» TASK DESCRIPTION
Starting at the line that contains "Output the standalone", copy each line through the end of the listing below. Include both ends and output nothing more.

» PROVIDED INFORMATION
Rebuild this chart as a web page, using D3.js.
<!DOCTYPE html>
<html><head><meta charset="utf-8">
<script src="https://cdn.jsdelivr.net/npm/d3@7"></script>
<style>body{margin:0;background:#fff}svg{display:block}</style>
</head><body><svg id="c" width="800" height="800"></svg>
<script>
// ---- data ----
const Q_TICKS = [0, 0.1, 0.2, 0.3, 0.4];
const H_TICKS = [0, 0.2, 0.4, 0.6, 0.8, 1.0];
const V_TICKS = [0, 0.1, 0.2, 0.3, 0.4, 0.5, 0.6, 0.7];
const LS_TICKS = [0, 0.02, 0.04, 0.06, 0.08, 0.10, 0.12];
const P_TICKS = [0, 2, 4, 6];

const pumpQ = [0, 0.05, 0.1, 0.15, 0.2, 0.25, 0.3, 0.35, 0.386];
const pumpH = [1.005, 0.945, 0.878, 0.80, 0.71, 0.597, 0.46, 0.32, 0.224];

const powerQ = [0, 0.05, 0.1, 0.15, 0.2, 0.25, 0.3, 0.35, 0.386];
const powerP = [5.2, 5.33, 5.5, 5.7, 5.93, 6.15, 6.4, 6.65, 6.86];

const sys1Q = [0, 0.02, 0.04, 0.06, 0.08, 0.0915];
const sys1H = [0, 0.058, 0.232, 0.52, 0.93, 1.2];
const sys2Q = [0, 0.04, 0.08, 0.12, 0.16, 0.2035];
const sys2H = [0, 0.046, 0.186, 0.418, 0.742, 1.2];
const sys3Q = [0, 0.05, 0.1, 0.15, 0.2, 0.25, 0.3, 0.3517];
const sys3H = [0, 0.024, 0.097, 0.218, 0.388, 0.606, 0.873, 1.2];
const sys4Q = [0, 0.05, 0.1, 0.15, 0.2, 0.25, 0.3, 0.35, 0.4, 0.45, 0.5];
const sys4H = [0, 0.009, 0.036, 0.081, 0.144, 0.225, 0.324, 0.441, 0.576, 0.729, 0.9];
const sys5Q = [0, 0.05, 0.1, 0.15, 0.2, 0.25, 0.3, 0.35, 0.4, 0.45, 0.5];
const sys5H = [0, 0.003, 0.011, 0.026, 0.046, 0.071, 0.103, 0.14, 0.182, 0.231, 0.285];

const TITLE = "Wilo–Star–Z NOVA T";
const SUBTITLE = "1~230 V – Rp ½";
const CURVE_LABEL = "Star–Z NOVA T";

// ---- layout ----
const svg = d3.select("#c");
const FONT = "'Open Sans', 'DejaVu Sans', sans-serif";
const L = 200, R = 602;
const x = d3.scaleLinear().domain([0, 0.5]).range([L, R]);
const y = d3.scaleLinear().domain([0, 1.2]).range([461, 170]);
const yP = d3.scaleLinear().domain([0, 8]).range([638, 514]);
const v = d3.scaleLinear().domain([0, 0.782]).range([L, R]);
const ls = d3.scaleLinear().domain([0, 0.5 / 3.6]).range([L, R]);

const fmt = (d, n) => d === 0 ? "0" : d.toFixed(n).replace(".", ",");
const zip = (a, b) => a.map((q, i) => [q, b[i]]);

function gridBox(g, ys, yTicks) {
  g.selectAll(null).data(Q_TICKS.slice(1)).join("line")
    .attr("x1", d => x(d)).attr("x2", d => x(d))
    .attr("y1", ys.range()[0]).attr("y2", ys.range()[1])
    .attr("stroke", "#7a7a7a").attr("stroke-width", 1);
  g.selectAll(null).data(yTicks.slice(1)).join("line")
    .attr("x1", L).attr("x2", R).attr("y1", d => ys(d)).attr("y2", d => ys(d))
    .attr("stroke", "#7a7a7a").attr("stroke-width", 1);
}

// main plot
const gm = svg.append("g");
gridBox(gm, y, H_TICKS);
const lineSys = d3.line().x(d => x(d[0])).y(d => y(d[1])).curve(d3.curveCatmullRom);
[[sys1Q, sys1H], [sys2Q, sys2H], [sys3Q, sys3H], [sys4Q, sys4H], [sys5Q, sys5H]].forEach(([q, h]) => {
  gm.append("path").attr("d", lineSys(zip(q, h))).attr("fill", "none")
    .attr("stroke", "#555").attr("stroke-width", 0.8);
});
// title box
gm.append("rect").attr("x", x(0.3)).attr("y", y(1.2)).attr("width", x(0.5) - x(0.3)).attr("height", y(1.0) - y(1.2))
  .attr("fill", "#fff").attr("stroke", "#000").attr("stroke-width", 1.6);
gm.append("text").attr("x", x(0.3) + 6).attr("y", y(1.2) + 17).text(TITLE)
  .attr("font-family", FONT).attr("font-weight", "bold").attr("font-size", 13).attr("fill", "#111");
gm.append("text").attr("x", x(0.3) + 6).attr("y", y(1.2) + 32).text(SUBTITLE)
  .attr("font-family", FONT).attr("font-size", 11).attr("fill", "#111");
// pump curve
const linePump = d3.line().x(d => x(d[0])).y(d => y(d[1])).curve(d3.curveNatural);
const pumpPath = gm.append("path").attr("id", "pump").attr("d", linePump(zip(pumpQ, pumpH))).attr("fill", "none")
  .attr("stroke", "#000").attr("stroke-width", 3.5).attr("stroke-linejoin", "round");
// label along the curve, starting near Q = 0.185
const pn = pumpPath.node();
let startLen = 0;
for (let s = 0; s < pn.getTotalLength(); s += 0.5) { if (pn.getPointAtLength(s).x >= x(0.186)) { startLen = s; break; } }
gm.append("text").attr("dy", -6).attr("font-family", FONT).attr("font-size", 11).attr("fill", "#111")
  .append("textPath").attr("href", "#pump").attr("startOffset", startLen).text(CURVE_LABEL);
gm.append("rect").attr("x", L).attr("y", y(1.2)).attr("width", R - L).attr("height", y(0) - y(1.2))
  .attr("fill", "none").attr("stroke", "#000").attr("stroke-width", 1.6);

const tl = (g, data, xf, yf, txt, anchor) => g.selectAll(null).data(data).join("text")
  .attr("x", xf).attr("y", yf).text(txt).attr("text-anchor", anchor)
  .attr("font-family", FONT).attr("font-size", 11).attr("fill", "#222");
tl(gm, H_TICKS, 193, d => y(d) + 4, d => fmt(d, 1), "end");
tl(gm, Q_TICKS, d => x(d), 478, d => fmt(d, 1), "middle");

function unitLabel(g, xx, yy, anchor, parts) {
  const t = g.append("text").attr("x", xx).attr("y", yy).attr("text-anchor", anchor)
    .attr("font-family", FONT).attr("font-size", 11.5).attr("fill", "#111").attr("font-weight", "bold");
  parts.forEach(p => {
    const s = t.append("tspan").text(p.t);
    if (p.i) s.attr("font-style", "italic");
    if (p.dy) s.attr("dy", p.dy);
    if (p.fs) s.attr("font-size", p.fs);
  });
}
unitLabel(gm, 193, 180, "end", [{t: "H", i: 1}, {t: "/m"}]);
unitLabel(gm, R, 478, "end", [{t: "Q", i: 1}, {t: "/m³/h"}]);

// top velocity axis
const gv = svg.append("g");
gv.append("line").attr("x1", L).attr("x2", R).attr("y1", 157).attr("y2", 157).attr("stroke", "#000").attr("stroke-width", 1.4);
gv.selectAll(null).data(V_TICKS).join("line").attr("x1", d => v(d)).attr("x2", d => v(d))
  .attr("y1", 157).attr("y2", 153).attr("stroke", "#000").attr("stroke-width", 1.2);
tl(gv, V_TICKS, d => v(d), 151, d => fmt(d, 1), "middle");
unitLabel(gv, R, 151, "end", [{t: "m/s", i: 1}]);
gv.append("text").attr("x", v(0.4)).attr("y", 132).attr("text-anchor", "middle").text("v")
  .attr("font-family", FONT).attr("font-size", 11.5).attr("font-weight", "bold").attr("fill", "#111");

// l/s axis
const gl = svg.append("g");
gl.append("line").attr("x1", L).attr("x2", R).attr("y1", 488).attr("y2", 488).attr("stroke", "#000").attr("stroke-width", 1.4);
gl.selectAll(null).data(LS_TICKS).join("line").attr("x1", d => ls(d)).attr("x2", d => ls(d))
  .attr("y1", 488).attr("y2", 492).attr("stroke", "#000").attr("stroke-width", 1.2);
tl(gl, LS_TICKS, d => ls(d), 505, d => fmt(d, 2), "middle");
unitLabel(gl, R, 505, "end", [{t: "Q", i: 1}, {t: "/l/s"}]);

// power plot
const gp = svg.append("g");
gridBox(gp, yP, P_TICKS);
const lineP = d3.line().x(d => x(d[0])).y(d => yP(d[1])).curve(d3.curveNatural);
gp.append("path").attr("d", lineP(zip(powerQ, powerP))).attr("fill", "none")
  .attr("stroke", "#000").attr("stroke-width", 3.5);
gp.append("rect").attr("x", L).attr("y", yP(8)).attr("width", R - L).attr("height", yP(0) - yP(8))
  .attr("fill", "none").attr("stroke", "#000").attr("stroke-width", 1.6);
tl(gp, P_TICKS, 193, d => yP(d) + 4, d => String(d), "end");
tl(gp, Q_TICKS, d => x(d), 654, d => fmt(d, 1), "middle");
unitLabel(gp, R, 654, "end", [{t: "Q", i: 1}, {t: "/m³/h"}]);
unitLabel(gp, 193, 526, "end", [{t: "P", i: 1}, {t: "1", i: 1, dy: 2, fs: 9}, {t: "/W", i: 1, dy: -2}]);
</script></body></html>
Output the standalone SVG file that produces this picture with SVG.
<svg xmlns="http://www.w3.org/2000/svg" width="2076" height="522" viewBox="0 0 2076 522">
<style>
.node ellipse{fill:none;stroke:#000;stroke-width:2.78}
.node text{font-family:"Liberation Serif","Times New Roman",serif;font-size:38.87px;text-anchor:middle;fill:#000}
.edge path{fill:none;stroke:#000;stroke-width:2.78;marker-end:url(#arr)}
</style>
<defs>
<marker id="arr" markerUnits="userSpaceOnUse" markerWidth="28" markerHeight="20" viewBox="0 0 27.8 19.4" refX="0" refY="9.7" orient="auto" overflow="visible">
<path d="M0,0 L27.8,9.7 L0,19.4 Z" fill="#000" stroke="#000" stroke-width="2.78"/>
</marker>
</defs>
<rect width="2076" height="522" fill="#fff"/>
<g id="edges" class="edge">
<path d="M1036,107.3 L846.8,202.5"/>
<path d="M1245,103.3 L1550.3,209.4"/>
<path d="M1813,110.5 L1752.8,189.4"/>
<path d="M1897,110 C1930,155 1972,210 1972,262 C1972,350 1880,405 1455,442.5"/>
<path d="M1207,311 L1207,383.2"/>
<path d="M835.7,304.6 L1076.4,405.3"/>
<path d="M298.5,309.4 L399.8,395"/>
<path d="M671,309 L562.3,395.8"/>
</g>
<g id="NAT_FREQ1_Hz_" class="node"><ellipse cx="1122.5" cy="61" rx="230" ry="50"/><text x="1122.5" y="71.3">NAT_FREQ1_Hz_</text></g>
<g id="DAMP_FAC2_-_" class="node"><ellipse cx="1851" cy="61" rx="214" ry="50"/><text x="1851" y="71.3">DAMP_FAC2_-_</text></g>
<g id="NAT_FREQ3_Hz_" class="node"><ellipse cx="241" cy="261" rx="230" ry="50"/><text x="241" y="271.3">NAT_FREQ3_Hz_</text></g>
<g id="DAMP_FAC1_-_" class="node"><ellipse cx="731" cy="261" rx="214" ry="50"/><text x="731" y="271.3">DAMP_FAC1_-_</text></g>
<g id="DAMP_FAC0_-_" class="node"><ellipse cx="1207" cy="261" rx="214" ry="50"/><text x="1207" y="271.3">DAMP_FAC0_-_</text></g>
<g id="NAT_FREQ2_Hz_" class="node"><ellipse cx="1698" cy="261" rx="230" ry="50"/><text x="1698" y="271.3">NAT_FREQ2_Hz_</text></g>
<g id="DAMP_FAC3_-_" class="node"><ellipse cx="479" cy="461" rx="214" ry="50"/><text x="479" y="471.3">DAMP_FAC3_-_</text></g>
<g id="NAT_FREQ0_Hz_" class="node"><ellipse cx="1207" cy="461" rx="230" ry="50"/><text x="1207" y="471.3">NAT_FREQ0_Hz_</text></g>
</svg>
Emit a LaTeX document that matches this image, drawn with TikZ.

» EXERCISE RESULT
Output the standalone SVG file that produces this picture with SVG.
<svg xmlns="http://www.w3.org/2000/svg" width="2076" height="522" viewBox="0 0 2076 522">
<style>
.node ellipse{fill:none;stroke:#000;stroke-width:2.78}
.node text{font-family:"Liberation Serif","Times New Roman",serif;font-size:38.87px;text-anchor:middle;fill:#000}
.edge path{fill:none;stroke:#000;stroke-width:2.78;marker-end:url(#arr)}
</style>
<defs>
<marker id="arr" markerUnits="userSpaceOnUse" markerWidth="28" markerHeight="20" viewBox="0 0 27.8 19.4" refX="0" refY="9.7" orient="auto" overflow="visible">
<path d="M0,0 L27.8,9.7 L0,19.4 Z" fill="#000" stroke="#000" stroke-width="2.78"/>
</marker>
</defs>
<rect width="2076" height="522" fill="#fff"/>
<g id="edges" class="edge">
<path d="M1036,107.3 L846.8,202.5"/>
<path d="M1245,103.3 L1550.3,209.4"/>
<path d="M1813,110.5 L1752.8,189.4"/>
<path d="M1897,110 C1930,155 1972,210 1972,262 C1972,350 1880,405 1455,442.5"/>
<path d="M1207,311 L1207,383.2"/>
<path d="M835.7,304.6 L1076.4,405.3"/>
<path d="M298.5,309.4 L399.8,395"/>
<path d="M671,309 L562.3,395.8"/>
</g>
<g id="NAT_FREQ1_Hz_" class="node"><ellipse cx="1122.5" cy="61" rx="230" ry="50"/><text x="1122.5" y="71.3">NAT_FREQ1_Hz_</text></g>
<g id="DAMP_FAC2_-_" class="node"><ellipse cx="1851" cy="61" rx="214" ry="50"/><text x="1851" y="71.3">DAMP_FAC2_-_</text></g>
<g id="NAT_FREQ3_Hz_" class="node"><ellipse cx="241" cy="261" rx="230" ry="50"/><text x="241" y="271.3">NAT_FREQ3_Hz_</text></g>
<g id="DAMP_FAC1_-_" class="node"><ellipse cx="731" cy="261" rx="214" ry="50"/><text x="731" y="271.3">DAMP_FAC1_-_</text></g>
<g id="DAMP_FAC0_-_" class="node"><ellipse cx="1207" cy="261" rx="214" ry="50"/><text x="1207" y="271.3">DAMP_FAC0_-_</text></g>
<g id="NAT_FREQ2_Hz_" class="node"><ellipse cx="1698" cy="261" rx="230" ry="50"/><text x="1698" y="271.3">NAT_FREQ2_Hz_</text></g>
<g id="DAMP_FAC3_-_" class="node"><ellipse cx="479" cy="461" rx="214" ry="50"/><text x="479" y="471.3">DAMP_FAC3_-_</text></g>
<g id="NAT_FREQ0_Hz_" class="node"><ellipse cx="1207" cy="461" rx="230" ry="50"/><text x="1207" y="471.3">NAT_FREQ0_Hz_</text></g>
</svg>
Emit a LaTeX document that matches this image, drawn with TikZ.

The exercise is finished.